◆ THE TASK
Transcribe the whole listing below without changing a word, but leave out every image.

==========

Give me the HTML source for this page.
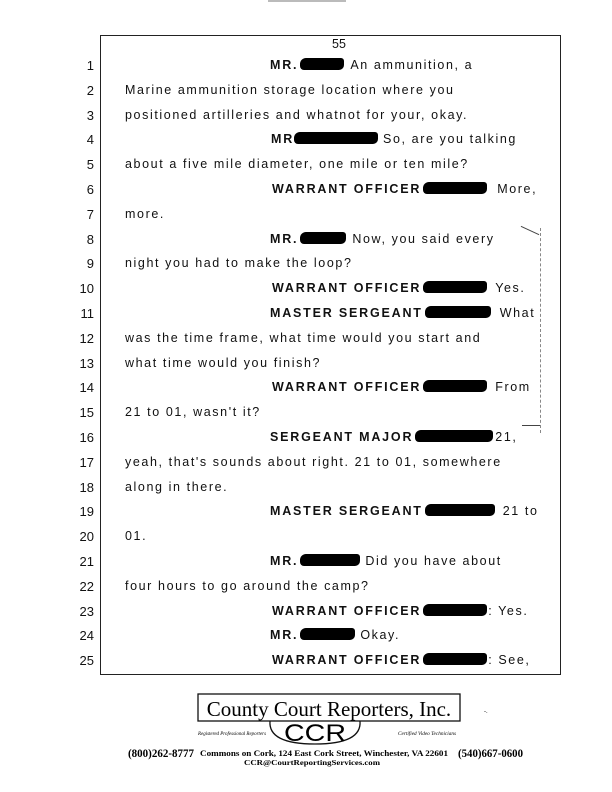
<!DOCTYPE html>
<html><head><style>
body{margin:0;width:612px;height:792px;background:#fff;position:relative;overflow:hidden;font-family:"Liberation Sans",sans-serif;color:#111}
.box{position:absolute;left:100px;top:35px;width:459px;height:638px;border:1.5px solid #222;border-top-width:1px}
.n{position:absolute;left:70px;width:24px;text-align:right;font-size:13px}
.t{position:absolute;font-size:12.5px;letter-spacing:1.6px;white-space:nowrap;line-height:14px}
.b{font-weight:bold;letter-spacing:1.8px}
.r{display:inline-block;background:#000;height:12px;border-radius:6px 3px 5px 4px;vertical-align:-1px}
</style></head><body>
<div style="position:absolute;left:268px;top:0;width:78px;height:2px;background:#bbb"></div>
<div class="box"></div>
<div class="t" style="left:332px;top:37px;letter-spacing:0">55</div>
<div style="position:absolute;left:540px;top:228px;width:1px;height:205px;border-left:1px dashed #888"></div>
<div style="position:absolute;left:522px;top:425px;width:18px;height:1px;background:#444"></div>
<div style="position:absolute;left:520px;top:230px;width:20px;height:1px;background:#444;transform:rotate(25deg)"></div>

<div class="n" style="top:58px">1</div><div class="t" style="left:270px;top:58px"><span class="b">MR.</span><span class="r" style="width:44px;margin:0 6px 0 2px"></span>An ammunition, a</div>
<div class="n" style="top:83px">2</div><div class="t" style="left:125px;top:83px">Marine ammunition storage location where you</div>
<div class="n" style="top:108px">3</div><div class="t" style="left:125px;top:108px">positioned artilleries and whatnot for your, okay.</div>
<div class="n" style="top:132px">4</div><div class="t" style="left:271px;top:132px"><span class="b">MR</span><span class="r" style="width:84px;margin:0 5px 0 0"></span>So, are you talking</div>
<div class="n" style="top:157px">5</div><div class="t" style="left:125px;top:157px">about a five mile diameter, one mile or ten mile?</div>
<div class="n" style="top:182px">6</div><div class="t" style="left:272px;top:182px"><span class="b">WARRANT OFFICER</span><span class="r" style="width:64px;margin:0 10px 0 2px"></span>More,</div>
<div class="n" style="top:207px">7</div><div class="t" style="left:125px;top:207px">more.</div>
<div class="n" style="top:232px">8</div><div class="t" style="left:270px;top:232px"><span class="b">MR.</span><span class="r" style="width:46px;margin:0 6px 0 2px"></span>Now, you said every</div>
<div class="n" style="top:256px">9</div><div class="t" style="left:125px;top:256px">night you had to make the loop?</div>
<div class="n" style="top:281px">10</div><div class="t" style="left:272px;top:281px"><span class="b">WARRANT OFFICER</span><span class="r" style="width:64px;margin:0 8px 0 2px"></span>Yes.</div>
<div class="n" style="top:306px">11</div><div class="t" style="left:270px;top:306px"><span class="b">MASTER SERGEANT</span><span class="r" style="width:66px;margin:0 9px 0 2px"></span>What</div>
<div class="n" style="top:331px">12</div><div class="t" style="left:125px;top:331px">was the time frame, what time would you start and</div>
<div class="n" style="top:356px">13</div><div class="t" style="left:125px;top:356px">what time would you finish?</div>
<div class="n" style="top:380px">14</div><div class="t" style="left:272px;top:380px"><span class="b">WARRANT OFFICER</span><span class="r" style="width:64px;margin:0 8px 0 2px"></span>From</div>
<div class="n" style="top:405px">15</div><div class="t" style="left:125px;top:405px">21 to 01, wasn't it?</div>
<div class="n" style="top:430px">16</div><div class="t" style="left:270px;top:430px"><span class="b">SERGEANT MAJOR</span><span class="r" style="width:78px;margin:0 2px 0 2px"></span>21,</div>
<div class="n" style="top:455px">17</div><div class="t" style="left:125px;top:455px">yeah, that's sounds about right. 21 to 01, somewhere</div>
<div class="n" style="top:480px">18</div><div class="t" style="left:125px;top:480px">along in there.</div>
<div class="n" style="top:504px">19</div><div class="t" style="left:270px;top:504px"><span class="b">MASTER SERGEANT</span><span class="r" style="width:70px;margin:0 8px 0 2px"></span>21 to</div>
<div class="n" style="top:529px">20</div><div class="t" style="left:125px;top:529px">01.</div>
<div class="n" style="top:554px">21</div><div class="t" style="left:270px;top:554px"><span class="b">MR.</span><span class="r" style="width:60px;margin:0 5px 0 2px"></span>Did you have about</div>
<div class="n" style="top:579px">22</div><div class="t" style="left:125px;top:579px">four hours to go around the camp?</div>
<div class="n" style="top:604px">23</div><div class="t" style="left:272px;top:604px"><span class="b">WARRANT OFFICER</span><span class="r" style="width:64px;margin:0 1px 0 2px"></span>: Yes.</div>
<div class="n" style="top:628px">24</div><div class="t" style="left:270px;top:628px"><span class="b">MR.</span><span class="r" style="width:55px;margin:0 5px 0 2px"></span>Okay.</div>
<div class="n" style="top:653px">25</div><div class="t" style="left:272px;top:653px"><span class="b">WARRANT OFFICER</span><span class="r" style="width:64px;margin:0 1px 0 2px"></span>: See,</div>

<svg style="position:absolute;left:0;top:0" width="612" height="792">
<rect x="198" y="694" width="262" height="27" fill="none" stroke="#111" stroke-width="1.3"/>
<path d="M270 721 Q268 744 315 744 Q362 744 360 721" fill="none" stroke="#111" stroke-width="1.3"/>
<text x="329" y="716" text-anchor="middle" font-family="Liberation Serif,serif" font-size="21">County Court Reporters, Inc.</text>
<text x="315" y="741" text-anchor="middle" font-family="Liberation Sans,sans-serif" font-size="24" textLength="62" lengthAdjust="spacingAndGlyphs">CCR</text>
<text x="198" y="735" font-family="Liberation Serif,serif" font-style="italic" font-size="5.5" textLength="68" lengthAdjust="spacingAndGlyphs">Registered Professional Reporters</text>
<text x="398" y="735" font-family="Liberation Serif,serif" font-style="italic" font-size="5.5" textLength="58" lengthAdjust="spacingAndGlyphs">Certified Video Technicians</text>
<text x="484" y="713" font-size="6">-.</text>
<text x="128" y="757" font-family="Liberation Serif,serif" font-weight="bold" font-size="11.5" textLength="66" lengthAdjust="spacingAndGlyphs">(800)262-8777</text>
<text x="200" y="756" font-family="Liberation Serif,serif" font-weight="bold" font-size="8.3" textLength="248" lengthAdjust="spacingAndGlyphs">Commons on Cork, 124 East Cork Street, Winchester, VA  22601</text>
<text x="458" y="757" font-family="Liberation Serif,serif" font-weight="bold" font-size="11.5" textLength="65" lengthAdjust="spacingAndGlyphs">(540)667-0600</text>
<text x="312" y="765" text-anchor="middle" font-family="Liberation Serif,serif" font-weight="bold" font-size="7.6" textLength="136" lengthAdjust="spacingAndGlyphs">CCR@CourtReportingServices.com</text>
</svg>
</body></html>
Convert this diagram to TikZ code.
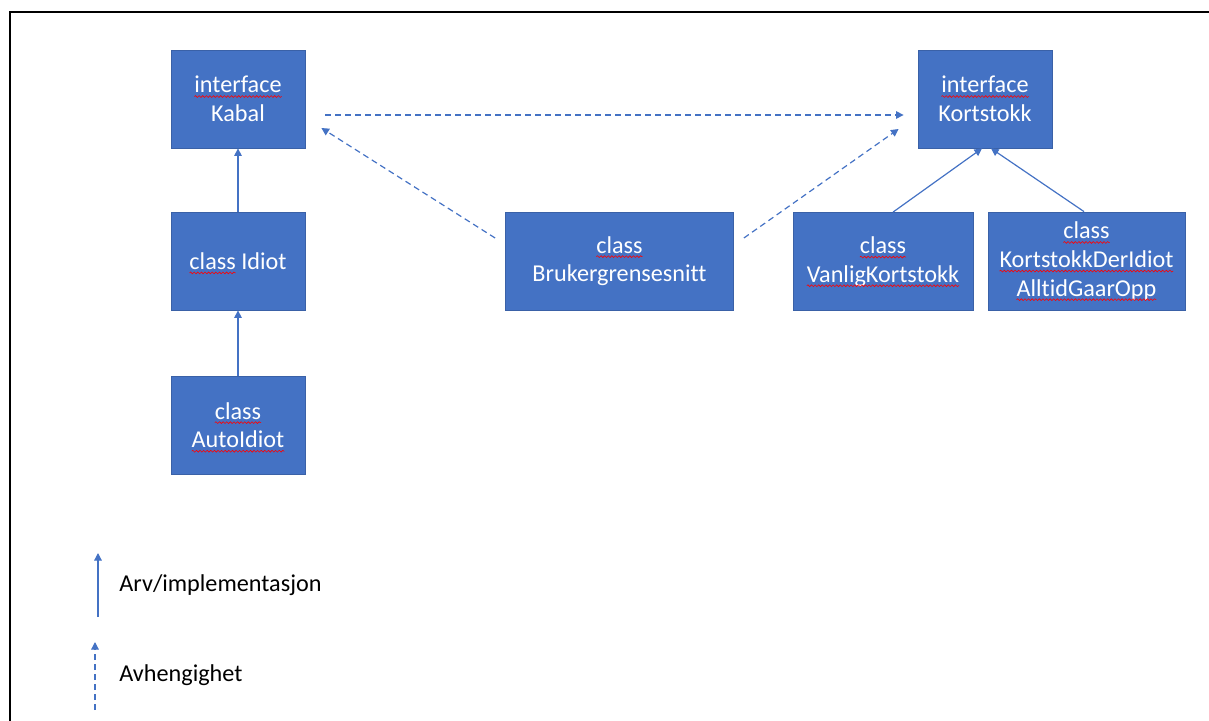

==========

◆ EXERCISE RESULT
Give me the HTML source for this page.
<!DOCTYPE html>
<html><head><style>
body{margin:0;width:612px;height:792px;background:#fff;position:relative;overflow:hidden;font-family:"Liberation Sans",sans-serif;color:#111}
.box{position:absolute;left:100px;top:35px;width:459px;height:638px;border:1.5px solid #222;border-top-width:1px}
.n{position:absolute;left:70px;width:24px;text-align:right;font-size:13px}
.t{position:absolute;font-size:12.5px;letter-spacing:1.6px;white-space:nowrap;line-height:14px}
.b{font-weight:bold;letter-spacing:1.8px}
.r{display:inline-block;background:#000;height:12px;border-radius:6px 3px 5px 4px;vertical-align:-1px}
</style></head><body>
<div style="position:absolute;left:268px;top:0;width:78px;height:2px;background:#bbb"></div>
<div class="box"></div>
<div class="t" style="left:332px;top:37px;letter-spacing:0">55</div>
<div style="position:absolute;left:540px;top:228px;width:1px;height:205px;border-left:1px dashed #888"></div>
<div style="position:absolute;left:522px;top:425px;width:18px;height:1px;background:#444"></div>
<div style="position:absolute;left:520px;top:230px;width:20px;height:1px;background:#444;transform:rotate(25deg)"></div>

<div class="n" style="top:58px">1</div><div class="t" style="left:270px;top:58px"><span class="b">MR.</span><span class="r" style="width:44px;margin:0 6px 0 2px"></span>An ammunition, a</div>
<div class="n" style="top:83px">2</div><div class="t" style="left:125px;top:83px">Marine ammunition storage location where you</div>
<div class="n" style="top:108px">3</div><div class="t" style="left:125px;top:108px">positioned artilleries and whatnot for your, okay.</div>
<div class="n" style="top:132px">4</div><div class="t" style="left:271px;top:132px"><span class="b">MR</span><span class="r" style="width:84px;margin:0 5px 0 0"></span>So, are you talking</div>
<div class="n" style="top:157px">5</div><div class="t" style="left:125px;top:157px">about a five mile diameter, one mile or ten mile?</div>
<div class="n" style="top:182px">6</div><div class="t" style="left:272px;top:182px"><span class="b">WARRANT OFFICER</span><span class="r" style="width:64px;margin:0 10px 0 2px"></span>More,</div>
<div class="n" style="top:207px">7</div><div class="t" style="left:125px;top:207px">more.</div>
<div class="n" style="top:232px">8</div><div class="t" style="left:270px;top:232px"><span class="b">MR.</span><span class="r" style="width:46px;margin:0 6px 0 2px"></span>Now, you said every</div>
<div class="n" style="top:256px">9</div><div class="t" style="left:125px;top:256px">night you had to make the loop?</div>
<div class="n" style="top:281px">10</div><div class="t" style="left:272px;top:281px"><span class="b">WARRANT OFFICER</span><span class="r" style="width:64px;margin:0 8px 0 2px"></span>Yes.</div>
<div class="n" style="top:306px">11</div><div class="t" style="left:270px;top:306px"><span class="b">MASTER SERGEANT</span><span class="r" style="width:66px;margin:0 9px 0 2px"></span>What</div>
<div class="n" style="top:331px">12</div><div class="t" style="left:125px;top:331px">was the time frame, what time would you start and</div>
<div class="n" style="top:356px">13</div><div class="t" style="left:125px;top:356px">what time would you finish?</div>
<div class="n" style="top:380px">14</div><div class="t" style="left:272px;top:380px"><span class="b">WARRANT OFFICER</span><span class="r" style="width:64px;margin:0 8px 0 2px"></span>From</div>
<div class="n" style="top:405px">15</div><div class="t" style="left:125px;top:405px">21 to 01, wasn't it?</div>
<div class="n" style="top:430px">16</div><div class="t" style="left:270px;top:430px"><span class="b">SERGEANT MAJOR</span><span class="r" style="width:78px;margin:0 2px 0 2px"></span>21,</div>
<div class="n" style="top:455px">17</div><div class="t" style="left:125px;top:455px">yeah, that's sounds about right. 21 to 01, somewhere</div>
<div class="n" style="top:480px">18</div><div class="t" style="left:125px;top:480px">along in there.</div>
<div class="n" style="top:504px">19</div><div class="t" style="left:270px;top:504px"><span class="b">MASTER SERGEANT</span><span class="r" style="width:70px;margin:0 8px 0 2px"></span>21 to</div>
<div class="n" style="top:529px">20</div><div class="t" style="left:125px;top:529px">01.</div>
<div class="n" style="top:554px">21</div><div class="t" style="left:270px;top:554px"><span class="b">MR.</span><span class="r" style="width:60px;margin:0 5px 0 2px"></span>Did you have about</div>
<div class="n" style="top:579px">22</div><div class="t" style="left:125px;top:579px">four hours to go around the camp?</div>
<div class="n" style="top:604px">23</div><div class="t" style="left:272px;top:604px"><span class="b">WARRANT OFFICER</span><span class="r" style="width:64px;margin:0 1px 0 2px"></span>: Yes.</div>
<div class="n" style="top:628px">24</div><div class="t" style="left:270px;top:628px"><span class="b">MR.</span><span class="r" style="width:55px;margin:0 5px 0 2px"></span>Okay.</div>
<div class="n" style="top:653px">25</div><div class="t" style="left:272px;top:653px"><span class="b">WARRANT OFFICER</span><span class="r" style="width:64px;margin:0 1px 0 2px"></span>: See,</div>

<svg style="position:absolute;left:0;top:0" width="612" height="792">
<rect x="198" y="694" width="262" height="27" fill="none" stroke="#111" stroke-width="1.3"/>
<path d="M270 721 Q268 744 315 744 Q362 744 360 721" fill="none" stroke="#111" stroke-width="1.3"/>
<text x="329" y="716" text-anchor="middle" font-family="Liberation Serif,serif" font-size="21">County Court Reporters, Inc.</text>
<text x="315" y="741" text-anchor="middle" font-family="Liberation Sans,sans-serif" font-size="24" textLength="62" lengthAdjust="spacingAndGlyphs">CCR</text>
<text x="198" y="735" font-family="Liberation Serif,serif" font-style="italic" font-size="5.5" textLength="68" lengthAdjust="spacingAndGlyphs">Registered Professional Reporters</text>
<text x="398" y="735" font-family="Liberation Serif,serif" font-style="italic" font-size="5.5" textLength="58" lengthAdjust="spacingAndGlyphs">Certified Video Technicians</text>
<text x="484" y="713" font-size="6">-.</text>
<text x="128" y="757" font-family="Liberation Serif,serif" font-weight="bold" font-size="11.5" textLength="66" lengthAdjust="spacingAndGlyphs">(800)262-8777</text>
<text x="200" y="756" font-family="Liberation Serif,serif" font-weight="bold" font-size="8.3" textLength="248" lengthAdjust="spacingAndGlyphs">Commons on Cork, 124 East Cork Street, Winchester, VA  22601</text>
<text x="458" y="757" font-family="Liberation Serif,serif" font-weight="bold" font-size="11.5" textLength="65" lengthAdjust="spacingAndGlyphs">(540)667-0600</text>
<text x="312" y="765" text-anchor="middle" font-family="Liberation Serif,serif" font-weight="bold" font-size="7.6" textLength="136" lengthAdjust="spacingAndGlyphs">CCR@CourtReportingServices.com</text>
</svg>
</body></html>
Convert this diagram to TikZ code.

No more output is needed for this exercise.